Диккенс в «Дэвиде Копперфилде» называет среди своих любимых детских книг эти две, но иногда приписываемое ему сходство со Смоллеттом весьма поверхностно. В «Пиквикском клубе» и еще нескольких ранних книгах Диккенс пользуется формой плутовского романа – тут и бесконечные поездки туда и сюда, и фантастические приключения, и готовность пожертвовать каким угодно правдоподобием ради шутки, но моральная атмосфера сильно изменилась. Между эпохой Смоллетта и Диккенсом произошла не только Французская революция, но и образовался промышленный средний класс, склонявшийся к низкой церкви[71]

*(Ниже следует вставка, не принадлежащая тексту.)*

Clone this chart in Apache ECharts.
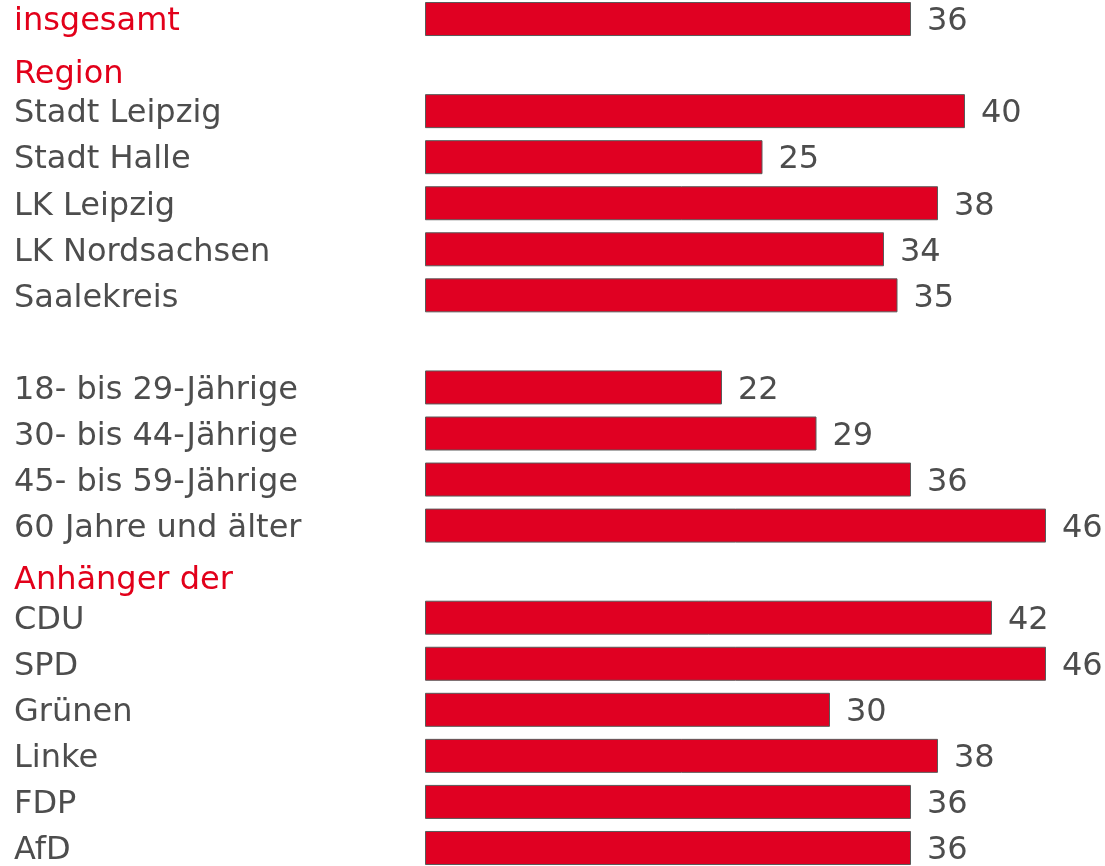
<!DOCTYPE html>
<html>
<head>
<meta charset="utf-8">
<script src="https://cdn.jsdelivr.net/npm/echarts@6/dist/echarts.min.js"></script>
<style>
	html, body { margin: 0; padding: 0; background: #fff; overflow: hidden; }
	/* etwas größer als das Fenster, damit die Zeilen genau passen */
	#chart { position: absolute; left: 0; top: -4px; width: 1105px; height: 875px; }
</style>
</head>
<body>
<div id="chart"></div>
<script>
// Kategorien (von oben nach unten)
var categories = ['insgesamt', 'Region', 'Stadt Leipzig', 'Stadt Halle', 'LK Leipzig', 'LK Nordsachsen', 'Saalekreis', ' ',
	'18- bis 29-Jährige', '30- bis 44-Jährige', '45- bis 59-Jährige', '60 Jahre und älter',
	'Anhänger der', 'CDU', 'SPD', 'Grünen', 'Linke', 'FDP', 'AfD'];

// Werte in Prozent, null = Überschrift / Leerzeile
var values = [36, null, 40, 25, 38, 34, 35, null,
	22, 29, 36, 46,
	null, 42, 46, 30, 38, 36, 36];

// rote Überschriften
var headers = ['Region', 'Anhänger der'];
var redLabels = ['insgesamt'];

var myChart = echarts.init(document.getElementById('chart'));

var option = {
	animation: false,
	grid: {
		left: 425,
		right: 5,
		top: 0,
		bottom: 0,
		containLabel: false
	},
	xAxis: {
		type: 'value',
		min: 0,
		max: 50,
		show: false
	},
	yAxis: {
		type: 'category',
		inverse: true,
		data: categories,
		axisLine: { show: false },
		axisTick: { show: false },
		splitLine: { show: false },
		axisLabel: {
			interval: 0,
			align: 'left',
			margin: 411,
			fontFamily: 'DejaVu Sans',
			fontSize: 32,
			color: '#4d4d4d',
			formatter: function(value) {
				if (headers.indexOf(value) >= 0) {
					return '{h|' + value + '}';
				}
				if (redLabels.indexOf(value) >= 0) {
					return '{r|' + value + '}';
				}
				return '{n|' + value + '}';
			},
			rich: {
				n: {
					color: '#4d4d4d',
					fontFamily: 'DejaVu Sans',
					fontSize: 32,
					padding: [6, 0, 0, 0]
				},
				h: {
					color: '#e2001a',
					fontFamily: 'DejaVu Sans',
					fontSize: 32,
					padding: [19, 0, 0, 0]
				},
				r: {
					color: '#e2001a',
					fontFamily: 'DejaVu Sans',
					fontSize: 32,
					padding: [6, 0, 0, 0]
				}
			}
		}
	},
	series: [{
		type: 'bar',
		data: values,
		barWidth: 34,
		itemStyle: {
			color: '#e00022',
			borderColor: '#5a5a5a',
			borderWidth: 1
		},
		label: {
			show: true,
			position: 'right',
			distance: 16,
			offset: [0, 3],
			fontFamily: 'DejaVu Sans',
			fontSize: 32,
			color: '#4d4d4d'
		}
	}]
};

myChart.setOption(option);
</script>
</body>
</html>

и пуританский по взглядам. Смоллетт пишет о среднем классе, но о торговом и профессиональном среднем классе – это родственники землевладельцев, перенимающие манеры у аристократии.Дуэлянтство, азартные игры и блуд для него как будто бы почти нейтральны в этическом плане. В частной жизни он вел себя лучше большинства писателей. Он был верным мужем и сократил свой век непомерной работой ради семьи, он был стойким республиканцем, ненавидевшим Францию как страну пышной монархии, и шотландским патриотом в ту пору, когда свежа еще была память о восстании 1745 года и быть шотландцем было совсем не модно. Но чувство греха у него очень слабое. Его герои совершают поступки – и совершают чуть ли не на каждой странице, – которые в любом английском романе XIX века потребовали бы немедленной небесной кары. Порочность, кумовство, беспорядок, отличавшие общество XVIII века, он принимает как закон природы, и в этом его очарование. Многие лучшие места в его книгах были бы погублены вторжением нравственного чувства.

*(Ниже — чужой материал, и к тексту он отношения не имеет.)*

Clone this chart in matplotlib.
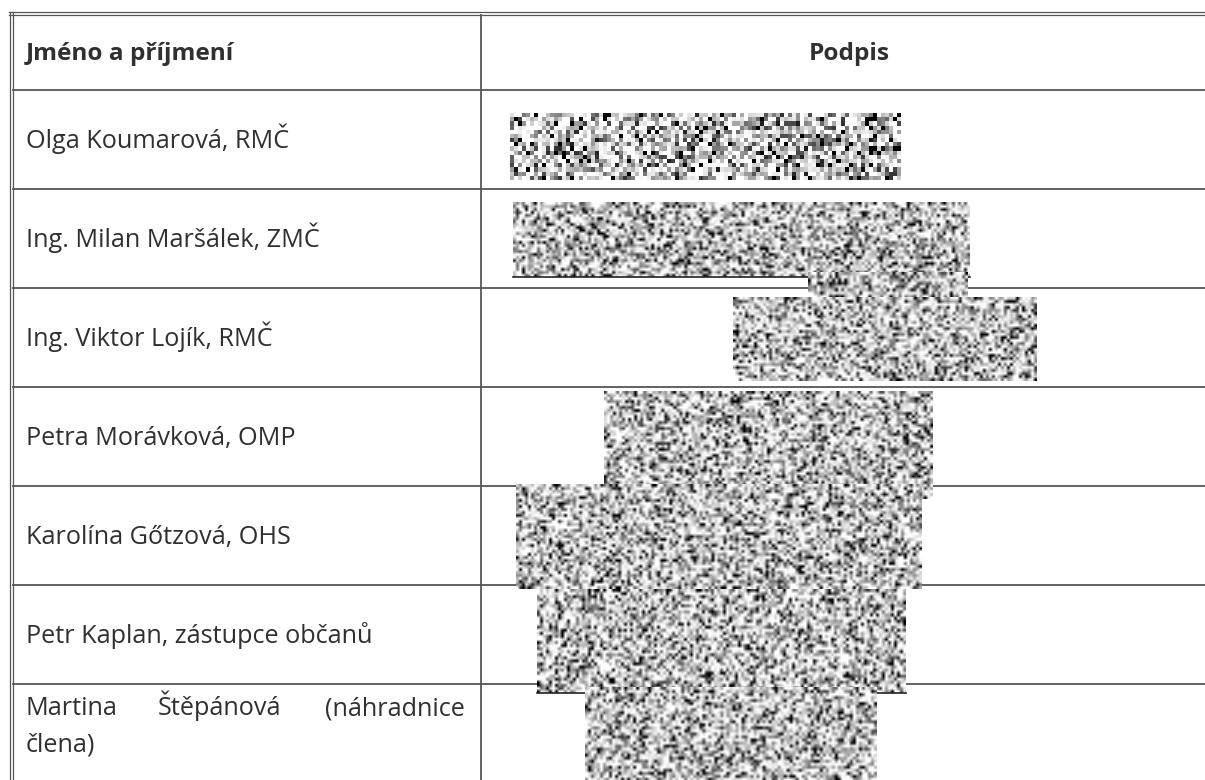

«Перигрин Пикль» и «Родрик Рэндом» развиваются примерно по одной схеме. Оба героя испытывают разнообразные превратности судьбы, много странствуют, соблазняют без счета женщин, попадают в долговую тюрьму, под конец счастливо женятся и процветают. Из них Перигрин – несколько больший мерзавец, поскольку не имеет профессии (Родрик – корабельный врач, как и Смоллетт в свое время), и потому может больше времени уделить соблазнению женщин и розыгрышам. Но ни тот, ни другой ни разу не показаны действующими из бескорыстных побуждений, и ниоткуда не видно, что вера, политические убеждения и даже обыкновенная честность играют серьезную роль в делах человека.
В мире смоллеттовских романов есть только три добродетели. Одна – феодальная преданность (и у Родрика, и у Перигрина есть вассал, верный хозяину до гроба); другая – мужская «честь», то есть готовность драться по любому поводу, и третья – женское «целомудрие», неразрывно соединившееся с идеей раздобыть мужа. В остальном все позволено. Ничего зазорного, например, сжульничать в картах. Родрику, разжившемуся тысячей фунтов, кажется совершенно естественным купить щегольской наряд и отправиться в Бат, чтобы там, выдавая себя за богача, подцепить наследницу. Оказавшись во Франции без работы, он решает поступить в армию, а поскольку ближе всего французская, вступает в нее и сражается с британцами при Деттингене, что не мешает ему вскоре драться на дуэли с французом, оскорбившим Британию.